Below this line are records; write out exactly the lines from the one containing "Write a Python" through the one containing "ax = fig.add_axes([0.0843, 0.1654, 0.9052, 0.8226])", with the pictures left out.
┌─ Supplied material
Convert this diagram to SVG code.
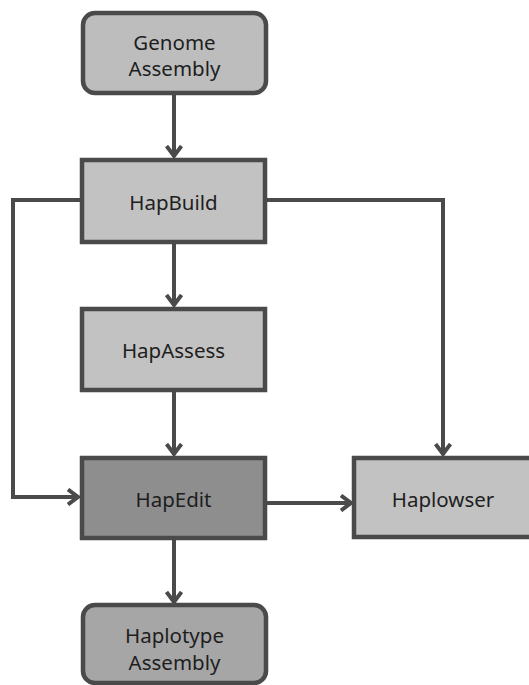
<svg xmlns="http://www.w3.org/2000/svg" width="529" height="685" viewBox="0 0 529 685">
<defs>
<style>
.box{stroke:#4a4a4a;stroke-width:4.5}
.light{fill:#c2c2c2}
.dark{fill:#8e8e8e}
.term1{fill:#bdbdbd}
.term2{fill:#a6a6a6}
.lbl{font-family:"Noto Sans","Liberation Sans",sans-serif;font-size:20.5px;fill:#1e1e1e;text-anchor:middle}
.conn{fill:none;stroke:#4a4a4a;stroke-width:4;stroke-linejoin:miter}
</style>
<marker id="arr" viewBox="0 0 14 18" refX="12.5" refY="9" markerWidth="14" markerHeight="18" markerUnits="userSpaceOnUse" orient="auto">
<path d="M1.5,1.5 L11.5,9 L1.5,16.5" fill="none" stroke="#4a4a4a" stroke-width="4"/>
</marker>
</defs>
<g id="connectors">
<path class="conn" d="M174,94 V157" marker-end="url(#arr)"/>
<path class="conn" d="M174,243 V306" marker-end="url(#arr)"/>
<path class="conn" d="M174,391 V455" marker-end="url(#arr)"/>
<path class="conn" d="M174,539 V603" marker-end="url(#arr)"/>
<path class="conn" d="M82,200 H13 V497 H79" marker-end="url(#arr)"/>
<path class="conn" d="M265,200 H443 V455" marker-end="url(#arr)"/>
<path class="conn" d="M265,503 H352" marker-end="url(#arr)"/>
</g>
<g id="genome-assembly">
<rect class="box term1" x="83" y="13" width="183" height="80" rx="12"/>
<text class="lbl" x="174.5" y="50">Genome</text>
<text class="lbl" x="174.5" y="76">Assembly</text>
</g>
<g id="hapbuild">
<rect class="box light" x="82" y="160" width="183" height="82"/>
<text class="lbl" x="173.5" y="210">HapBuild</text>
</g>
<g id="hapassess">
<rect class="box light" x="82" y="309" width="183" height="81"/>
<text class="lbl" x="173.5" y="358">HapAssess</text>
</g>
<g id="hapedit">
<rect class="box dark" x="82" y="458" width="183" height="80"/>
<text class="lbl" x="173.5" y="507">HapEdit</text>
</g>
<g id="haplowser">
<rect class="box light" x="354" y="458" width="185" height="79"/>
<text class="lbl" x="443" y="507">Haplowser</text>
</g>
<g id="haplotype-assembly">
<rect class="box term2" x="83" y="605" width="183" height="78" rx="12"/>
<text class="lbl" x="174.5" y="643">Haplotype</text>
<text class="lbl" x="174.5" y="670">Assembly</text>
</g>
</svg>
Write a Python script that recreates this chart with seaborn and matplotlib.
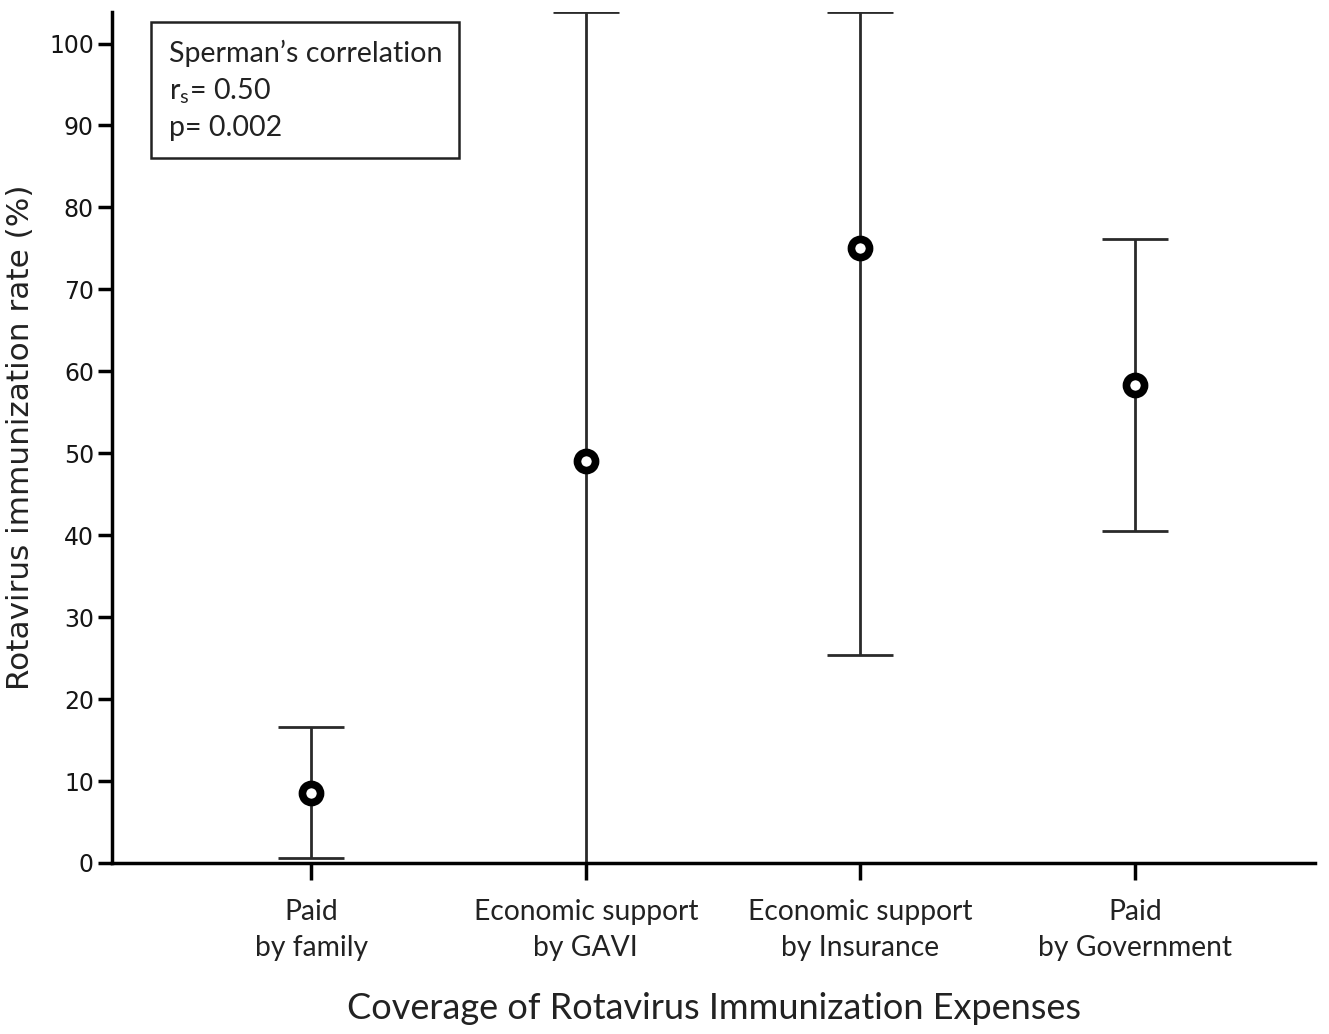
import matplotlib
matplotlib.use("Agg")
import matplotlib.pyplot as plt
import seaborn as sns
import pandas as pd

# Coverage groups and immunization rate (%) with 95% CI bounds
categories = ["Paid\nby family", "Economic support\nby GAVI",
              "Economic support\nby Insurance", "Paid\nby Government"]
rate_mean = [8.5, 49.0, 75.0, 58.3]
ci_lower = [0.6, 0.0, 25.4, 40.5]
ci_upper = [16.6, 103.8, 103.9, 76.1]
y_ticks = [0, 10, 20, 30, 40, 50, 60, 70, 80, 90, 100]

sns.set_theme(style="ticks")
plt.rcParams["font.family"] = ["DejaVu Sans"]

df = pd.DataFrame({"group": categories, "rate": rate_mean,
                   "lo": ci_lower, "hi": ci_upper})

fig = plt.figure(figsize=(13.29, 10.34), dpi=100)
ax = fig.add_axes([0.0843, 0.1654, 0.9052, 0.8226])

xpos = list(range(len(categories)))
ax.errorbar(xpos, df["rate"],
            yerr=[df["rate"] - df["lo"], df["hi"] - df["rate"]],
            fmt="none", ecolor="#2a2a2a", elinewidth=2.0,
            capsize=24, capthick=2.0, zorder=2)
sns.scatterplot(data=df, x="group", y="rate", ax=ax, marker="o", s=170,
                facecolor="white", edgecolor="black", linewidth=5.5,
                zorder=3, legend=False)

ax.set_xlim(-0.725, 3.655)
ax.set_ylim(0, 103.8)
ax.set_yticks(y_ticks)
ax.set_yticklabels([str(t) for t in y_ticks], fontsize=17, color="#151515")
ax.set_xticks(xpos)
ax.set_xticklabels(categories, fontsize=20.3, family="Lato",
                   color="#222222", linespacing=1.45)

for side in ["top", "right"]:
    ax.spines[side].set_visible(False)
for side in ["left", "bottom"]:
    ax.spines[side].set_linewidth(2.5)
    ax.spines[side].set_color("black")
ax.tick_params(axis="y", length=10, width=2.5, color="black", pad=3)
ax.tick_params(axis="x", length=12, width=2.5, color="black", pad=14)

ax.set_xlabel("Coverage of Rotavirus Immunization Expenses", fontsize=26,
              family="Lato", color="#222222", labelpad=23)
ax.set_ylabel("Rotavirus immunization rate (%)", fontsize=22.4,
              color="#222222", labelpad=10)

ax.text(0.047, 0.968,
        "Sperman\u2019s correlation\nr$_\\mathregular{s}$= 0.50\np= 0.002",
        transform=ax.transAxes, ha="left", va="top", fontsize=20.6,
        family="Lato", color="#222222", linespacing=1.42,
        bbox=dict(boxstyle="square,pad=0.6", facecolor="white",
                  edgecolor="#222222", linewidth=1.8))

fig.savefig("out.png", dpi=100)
└─
┌─ Supplied material
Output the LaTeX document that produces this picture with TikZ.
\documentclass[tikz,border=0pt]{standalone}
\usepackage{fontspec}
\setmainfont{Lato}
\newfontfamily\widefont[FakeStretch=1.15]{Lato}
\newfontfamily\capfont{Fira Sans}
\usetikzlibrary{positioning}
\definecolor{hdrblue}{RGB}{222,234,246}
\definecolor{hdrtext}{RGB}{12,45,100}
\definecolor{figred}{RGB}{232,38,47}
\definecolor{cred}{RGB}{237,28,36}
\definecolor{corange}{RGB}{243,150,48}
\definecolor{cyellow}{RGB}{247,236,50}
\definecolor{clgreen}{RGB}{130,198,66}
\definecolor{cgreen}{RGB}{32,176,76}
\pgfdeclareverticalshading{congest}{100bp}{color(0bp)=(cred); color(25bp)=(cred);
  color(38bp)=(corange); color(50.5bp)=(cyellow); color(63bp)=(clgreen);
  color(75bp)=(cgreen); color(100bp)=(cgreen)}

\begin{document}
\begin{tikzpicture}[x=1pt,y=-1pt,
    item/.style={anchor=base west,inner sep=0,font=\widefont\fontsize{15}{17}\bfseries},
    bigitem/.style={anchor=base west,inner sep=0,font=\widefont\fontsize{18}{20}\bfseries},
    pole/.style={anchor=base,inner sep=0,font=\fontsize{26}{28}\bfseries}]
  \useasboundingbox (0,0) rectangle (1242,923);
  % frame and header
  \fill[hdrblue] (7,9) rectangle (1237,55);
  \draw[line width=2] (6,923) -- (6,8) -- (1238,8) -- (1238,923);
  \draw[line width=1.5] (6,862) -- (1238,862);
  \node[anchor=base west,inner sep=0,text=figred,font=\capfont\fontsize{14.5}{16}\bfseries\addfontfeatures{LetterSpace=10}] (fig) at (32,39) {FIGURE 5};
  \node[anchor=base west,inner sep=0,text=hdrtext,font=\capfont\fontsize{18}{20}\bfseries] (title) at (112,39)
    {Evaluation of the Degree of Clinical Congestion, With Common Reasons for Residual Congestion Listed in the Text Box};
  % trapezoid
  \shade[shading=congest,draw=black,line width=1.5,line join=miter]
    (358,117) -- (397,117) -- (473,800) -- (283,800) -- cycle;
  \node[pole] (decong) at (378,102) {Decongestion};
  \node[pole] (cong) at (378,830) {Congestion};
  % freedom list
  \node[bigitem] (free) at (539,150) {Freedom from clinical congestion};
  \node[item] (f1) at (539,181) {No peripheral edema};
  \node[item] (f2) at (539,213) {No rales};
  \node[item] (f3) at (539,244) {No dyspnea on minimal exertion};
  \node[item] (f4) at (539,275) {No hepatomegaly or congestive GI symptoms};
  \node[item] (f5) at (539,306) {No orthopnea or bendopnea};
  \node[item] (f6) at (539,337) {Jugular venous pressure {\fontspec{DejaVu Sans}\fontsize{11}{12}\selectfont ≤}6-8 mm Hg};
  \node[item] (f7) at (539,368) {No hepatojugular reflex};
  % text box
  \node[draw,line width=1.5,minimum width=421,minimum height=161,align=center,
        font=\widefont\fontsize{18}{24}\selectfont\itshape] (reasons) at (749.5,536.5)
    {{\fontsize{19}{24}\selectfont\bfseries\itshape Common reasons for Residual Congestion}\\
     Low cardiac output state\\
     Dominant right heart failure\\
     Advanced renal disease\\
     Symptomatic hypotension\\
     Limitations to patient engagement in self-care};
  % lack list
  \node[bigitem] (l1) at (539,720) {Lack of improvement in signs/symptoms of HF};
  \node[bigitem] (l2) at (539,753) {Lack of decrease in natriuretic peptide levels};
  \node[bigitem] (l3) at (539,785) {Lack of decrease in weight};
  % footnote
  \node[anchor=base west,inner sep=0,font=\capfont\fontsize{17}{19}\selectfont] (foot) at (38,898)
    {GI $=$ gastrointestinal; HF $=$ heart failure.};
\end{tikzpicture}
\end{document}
└─
┌─ Supplied material
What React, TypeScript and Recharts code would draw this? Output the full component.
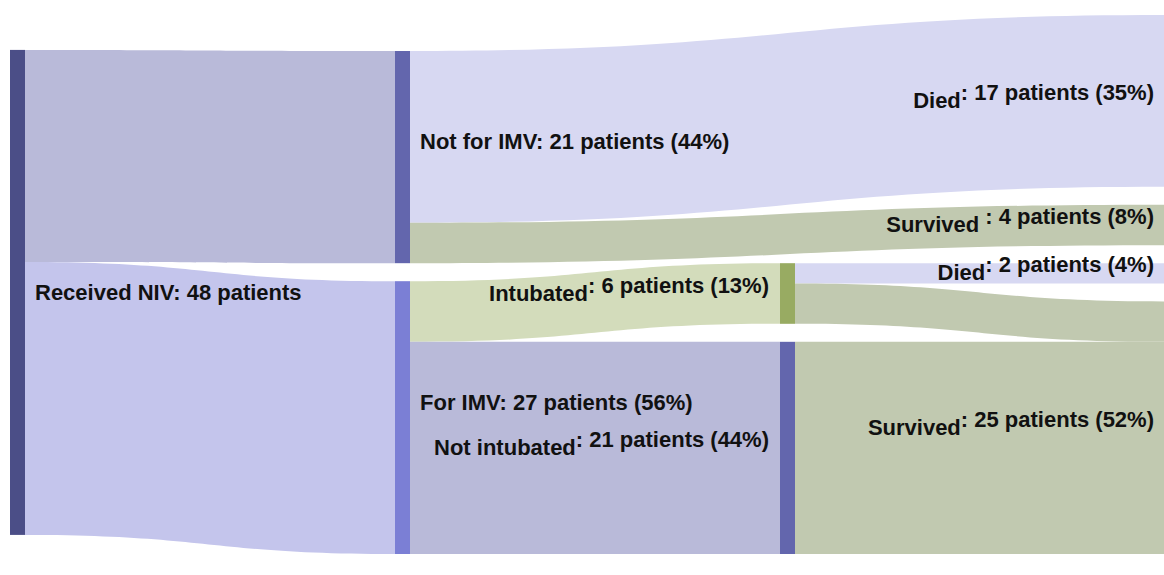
└─
**Exercise output:**
Write a Python script that recreates this chart with seaborn and matplotlib.
import matplotlib
matplotlib.use("Agg")
import matplotlib.pyplot as plt
import seaborn as sns
import pandas as pd

# Coverage groups and immunization rate (%) with 95% CI bounds
categories = ["Paid\nby family", "Economic support\nby GAVI",
              "Economic support\nby Insurance", "Paid\nby Government"]
rate_mean = [8.5, 49.0, 75.0, 58.3]
ci_lower = [0.6, 0.0, 25.4, 40.5]
ci_upper = [16.6, 103.8, 103.9, 76.1]
y_ticks = [0, 10, 20, 30, 40, 50, 60, 70, 80, 90, 100]

sns.set_theme(style="ticks")
plt.rcParams["font.family"] = ["DejaVu Sans"]

df = pd.DataFrame({"group": categories, "rate": rate_mean,
                   "lo": ci_lower, "hi": ci_upper})

fig = plt.figure(figsize=(13.29, 10.34), dpi=100)
ax = fig.add_axes([0.0843, 0.1654, 0.9052, 0.8226])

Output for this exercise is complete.